▶ [Task statement] Present the data once more in exactly its original form.
◆ ◆ ◆ ◆ ◆
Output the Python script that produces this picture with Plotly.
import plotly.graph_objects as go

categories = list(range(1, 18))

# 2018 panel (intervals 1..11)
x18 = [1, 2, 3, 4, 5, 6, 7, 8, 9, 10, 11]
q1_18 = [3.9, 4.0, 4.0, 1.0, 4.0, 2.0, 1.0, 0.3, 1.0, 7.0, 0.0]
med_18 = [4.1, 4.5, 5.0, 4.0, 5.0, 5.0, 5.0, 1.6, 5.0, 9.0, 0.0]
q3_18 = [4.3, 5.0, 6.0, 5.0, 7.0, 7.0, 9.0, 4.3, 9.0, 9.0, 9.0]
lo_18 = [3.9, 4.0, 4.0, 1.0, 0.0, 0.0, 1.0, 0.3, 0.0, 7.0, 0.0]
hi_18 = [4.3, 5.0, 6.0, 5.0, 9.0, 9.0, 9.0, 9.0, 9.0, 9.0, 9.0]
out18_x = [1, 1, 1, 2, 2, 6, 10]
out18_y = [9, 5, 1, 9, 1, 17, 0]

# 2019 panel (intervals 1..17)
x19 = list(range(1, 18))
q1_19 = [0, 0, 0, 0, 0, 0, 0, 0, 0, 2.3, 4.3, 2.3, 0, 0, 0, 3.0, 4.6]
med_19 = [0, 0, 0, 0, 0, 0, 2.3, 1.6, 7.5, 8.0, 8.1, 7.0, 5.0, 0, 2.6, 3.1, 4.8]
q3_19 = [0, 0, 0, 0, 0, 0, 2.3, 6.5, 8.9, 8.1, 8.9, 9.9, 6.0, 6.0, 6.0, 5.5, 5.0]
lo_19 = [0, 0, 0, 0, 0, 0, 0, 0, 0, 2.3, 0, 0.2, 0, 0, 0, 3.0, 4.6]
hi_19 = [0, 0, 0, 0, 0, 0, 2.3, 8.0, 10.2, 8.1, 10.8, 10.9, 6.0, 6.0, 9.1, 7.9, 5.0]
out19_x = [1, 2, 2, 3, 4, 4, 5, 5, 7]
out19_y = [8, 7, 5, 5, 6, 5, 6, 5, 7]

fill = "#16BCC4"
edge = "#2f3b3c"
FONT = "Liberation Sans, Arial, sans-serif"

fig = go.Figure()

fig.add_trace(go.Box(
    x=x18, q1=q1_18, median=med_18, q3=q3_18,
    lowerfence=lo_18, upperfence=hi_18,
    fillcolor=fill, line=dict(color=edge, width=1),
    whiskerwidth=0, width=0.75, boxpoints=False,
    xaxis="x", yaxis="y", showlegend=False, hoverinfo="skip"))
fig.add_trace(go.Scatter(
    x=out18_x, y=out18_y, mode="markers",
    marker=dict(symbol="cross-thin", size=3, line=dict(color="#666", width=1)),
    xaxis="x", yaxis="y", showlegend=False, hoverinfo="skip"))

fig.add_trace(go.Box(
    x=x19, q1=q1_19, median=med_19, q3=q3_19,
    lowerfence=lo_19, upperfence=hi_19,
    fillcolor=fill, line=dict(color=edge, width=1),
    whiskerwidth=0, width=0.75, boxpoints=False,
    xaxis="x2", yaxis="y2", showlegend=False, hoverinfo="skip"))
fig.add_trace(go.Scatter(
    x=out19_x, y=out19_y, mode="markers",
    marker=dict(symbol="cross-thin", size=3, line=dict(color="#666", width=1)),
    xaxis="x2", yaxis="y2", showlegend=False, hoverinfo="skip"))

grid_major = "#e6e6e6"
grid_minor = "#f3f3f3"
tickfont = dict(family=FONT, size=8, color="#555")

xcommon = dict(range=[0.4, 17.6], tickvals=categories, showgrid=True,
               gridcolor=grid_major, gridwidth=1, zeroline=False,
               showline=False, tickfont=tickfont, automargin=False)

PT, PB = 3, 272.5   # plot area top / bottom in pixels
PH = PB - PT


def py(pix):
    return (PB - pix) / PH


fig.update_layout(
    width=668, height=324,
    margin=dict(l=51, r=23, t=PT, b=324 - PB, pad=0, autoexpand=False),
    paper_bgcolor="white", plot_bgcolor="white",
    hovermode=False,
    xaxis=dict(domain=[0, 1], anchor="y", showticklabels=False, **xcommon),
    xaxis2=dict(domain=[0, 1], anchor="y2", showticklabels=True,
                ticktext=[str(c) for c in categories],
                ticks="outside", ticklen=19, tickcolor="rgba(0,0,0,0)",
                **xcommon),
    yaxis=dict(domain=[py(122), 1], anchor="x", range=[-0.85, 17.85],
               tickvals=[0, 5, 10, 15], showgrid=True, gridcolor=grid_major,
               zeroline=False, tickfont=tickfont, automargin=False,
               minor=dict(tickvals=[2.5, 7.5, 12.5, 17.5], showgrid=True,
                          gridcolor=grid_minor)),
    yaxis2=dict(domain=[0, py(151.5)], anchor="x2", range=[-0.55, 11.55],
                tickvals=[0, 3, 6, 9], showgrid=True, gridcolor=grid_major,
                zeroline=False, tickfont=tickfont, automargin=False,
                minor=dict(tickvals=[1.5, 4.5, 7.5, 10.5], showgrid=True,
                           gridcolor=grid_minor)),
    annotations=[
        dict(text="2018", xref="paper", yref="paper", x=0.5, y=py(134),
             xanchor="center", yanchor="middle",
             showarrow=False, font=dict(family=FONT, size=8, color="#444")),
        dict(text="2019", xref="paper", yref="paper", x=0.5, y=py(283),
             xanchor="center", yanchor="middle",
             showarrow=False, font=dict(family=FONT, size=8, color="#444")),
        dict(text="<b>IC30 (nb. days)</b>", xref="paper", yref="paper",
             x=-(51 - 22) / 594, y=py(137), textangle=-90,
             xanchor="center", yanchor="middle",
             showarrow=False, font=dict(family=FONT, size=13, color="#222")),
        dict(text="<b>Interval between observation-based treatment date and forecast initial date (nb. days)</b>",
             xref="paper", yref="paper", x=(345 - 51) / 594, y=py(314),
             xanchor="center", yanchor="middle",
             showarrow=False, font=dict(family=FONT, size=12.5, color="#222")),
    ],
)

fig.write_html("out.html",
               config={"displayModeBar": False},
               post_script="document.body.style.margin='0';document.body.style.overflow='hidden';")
◆ ◆ ◆ ◆ ◆
▶ [Solution to this problem]
Output the Python script that produces this picture with Plotly.
import plotly.graph_objects as go

categories = list(range(1, 18))

# 2018 panel (intervals 1..11)
x18 = [1, 2, 3, 4, 5, 6, 7, 8, 9, 10, 11]
q1_18 = [3.9, 4.0, 4.0, 1.0, 4.0, 2.0, 1.0, 0.3, 1.0, 7.0, 0.0]
med_18 = [4.1, 4.5, 5.0, 4.0, 5.0, 5.0, 5.0, 1.6, 5.0, 9.0, 0.0]
q3_18 = [4.3, 5.0, 6.0, 5.0, 7.0, 7.0, 9.0, 4.3, 9.0, 9.0, 9.0]
lo_18 = [3.9, 4.0, 4.0, 1.0, 0.0, 0.0, 1.0, 0.3, 0.0, 7.0, 0.0]
hi_18 = [4.3, 5.0, 6.0, 5.0, 9.0, 9.0, 9.0, 9.0, 9.0, 9.0, 9.0]
out18_x = [1, 1, 1, 2, 2, 6, 10]
out18_y = [9, 5, 1, 9, 1, 17, 0]

# 2019 panel (intervals 1..17)
x19 = list(range(1, 18))
q1_19 = [0, 0, 0, 0, 0, 0, 0, 0, 0, 2.3, 4.3, 2.3, 0, 0, 0, 3.0, 4.6]
med_19 = [0, 0, 0, 0, 0, 0, 2.3, 1.6, 7.5, 8.0, 8.1, 7.0, 5.0, 0, 2.6, 3.1, 4.8]
q3_19 = [0, 0, 0, 0, 0, 0, 2.3, 6.5, 8.9, 8.1, 8.9, 9.9, 6.0, 6.0, 6.0, 5.5, 5.0]
lo_19 = [0, 0, 0, 0, 0, 0, 0, 0, 0, 2.3, 0, 0.2, 0, 0, 0, 3.0, 4.6]
hi_19 = [0, 0, 0, 0, 0, 0, 2.3, 8.0, 10.2, 8.1, 10.8, 10.9, 6.0, 6.0, 9.1, 7.9, 5.0]
out19_x = [1, 2, 2, 3, 4, 4, 5, 5, 7]
out19_y = [8, 7, 5, 5, 6, 5, 6, 5, 7]

fill = "#16BCC4"
edge = "#2f3b3c"
FONT = "Liberation Sans, Arial, sans-serif"

fig = go.Figure()

fig.add_trace(go.Box(
    x=x18, q1=q1_18, median=med_18, q3=q3_18,
    lowerfence=lo_18, upperfence=hi_18,
    fillcolor=fill, line=dict(color=edge, width=1),
    whiskerwidth=0, width=0.75, boxpoints=False,
    xaxis="x", yaxis="y", showlegend=False, hoverinfo="skip"))
fig.add_trace(go.Scatter(
    x=out18_x, y=out18_y, mode="markers",
    marker=dict(symbol="cross-thin", size=3, line=dict(color="#666", width=1)),
    xaxis="x", yaxis="y", showlegend=False, hoverinfo="skip"))

fig.add_trace(go.Box(
    x=x19, q1=q1_19, median=med_19, q3=q3_19,
    lowerfence=lo_19, upperfence=hi_19,
    fillcolor=fill, line=dict(color=edge, width=1),
    whiskerwidth=0, width=0.75, boxpoints=False,
    xaxis="x2", yaxis="y2", showlegend=False, hoverinfo="skip"))
fig.add_trace(go.Scatter(
    x=out19_x, y=out19_y, mode="markers",
    marker=dict(symbol="cross-thin", size=3, line=dict(color="#666", width=1)),
    xaxis="x2", yaxis="y2", showlegend=False, hoverinfo="skip"))

grid_major = "#e6e6e6"
grid_minor = "#f3f3f3"
tickfont = dict(family=FONT, size=8, color="#555")

xcommon = dict(range=[0.4, 17.6], tickvals=categories, showgrid=True,
               gridcolor=grid_major, gridwidth=1, zeroline=False,
               showline=False, tickfont=tickfont, automargin=False)

PT, PB = 3, 272.5   # plot area top / bottom in pixels
PH = PB - PT


def py(pix):
    return (PB - pix) / PH


fig.update_layout(
    width=668, height=324,
    margin=dict(l=51, r=23, t=PT, b=324 - PB, pad=0, autoexpand=False),
    paper_bgcolor="white", plot_bgcolor="white",
    hovermode=False,
    xaxis=dict(domain=[0, 1], anchor="y", showticklabels=False, **xcommon),
    xaxis2=dict(domain=[0, 1], anchor="y2", showticklabels=True,
                ticktext=[str(c) for c in categories],
                ticks="outside", ticklen=19, tickcolor="rgba(0,0,0,0)",
                **xcommon),
    yaxis=dict(domain=[py(122), 1], anchor="x", range=[-0.85, 17.85],
               tickvals=[0, 5, 10, 15], showgrid=True, gridcolor=grid_major,
               zeroline=False, tickfont=tickfont, automargin=False,
               minor=dict(tickvals=[2.5, 7.5, 12.5, 17.5], showgrid=True,
                          gridcolor=grid_minor)),
    yaxis2=dict(domain=[0, py(151.5)], anchor="x2", range=[-0.55, 11.55],
                tickvals=[0, 3, 6, 9], showgrid=True, gridcolor=grid_major,
                zeroline=False, tickfont=tickfont, automargin=False,
                minor=dict(tickvals=[1.5, 4.5, 7.5, 10.5], showgrid=True,
                           gridcolor=grid_minor)),
    annotations=[
        dict(text="2018", xref="paper", yref="paper", x=0.5, y=py(134),
             xanchor="center", yanchor="middle",
             showarrow=False, font=dict(family=FONT, size=8, color="#444")),
        dict(text="2019", xref="paper", yref="paper", x=0.5, y=py(283),
             xanchor="center", yanchor="middle",
             showarrow=False, font=dict(family=FONT, size=8, color="#444")),
        dict(text="<b>IC30 (nb. days)</b>", xref="paper", yref="paper",
             x=-(51 - 22) / 594, y=py(137), textangle=-90,
             xanchor="center", yanchor="middle",
             showarrow=False, font=dict(family=FONT, size=13, color="#222")),
        dict(text="<b>Interval between observation-based treatment date and forecast initial date (nb. days)</b>",
             xref="paper", yref="paper", x=(345 - 51) / 594, y=py(314),
             xanchor="center", yanchor="middle",
             showarrow=False, font=dict(family=FONT, size=12.5, color="#222")),
    ],
)

fig.write_html("out.html",
               config={"displayModeBar": False},
               post_script="document.body.style.margin='0';document.body.style.overflow='hidden';")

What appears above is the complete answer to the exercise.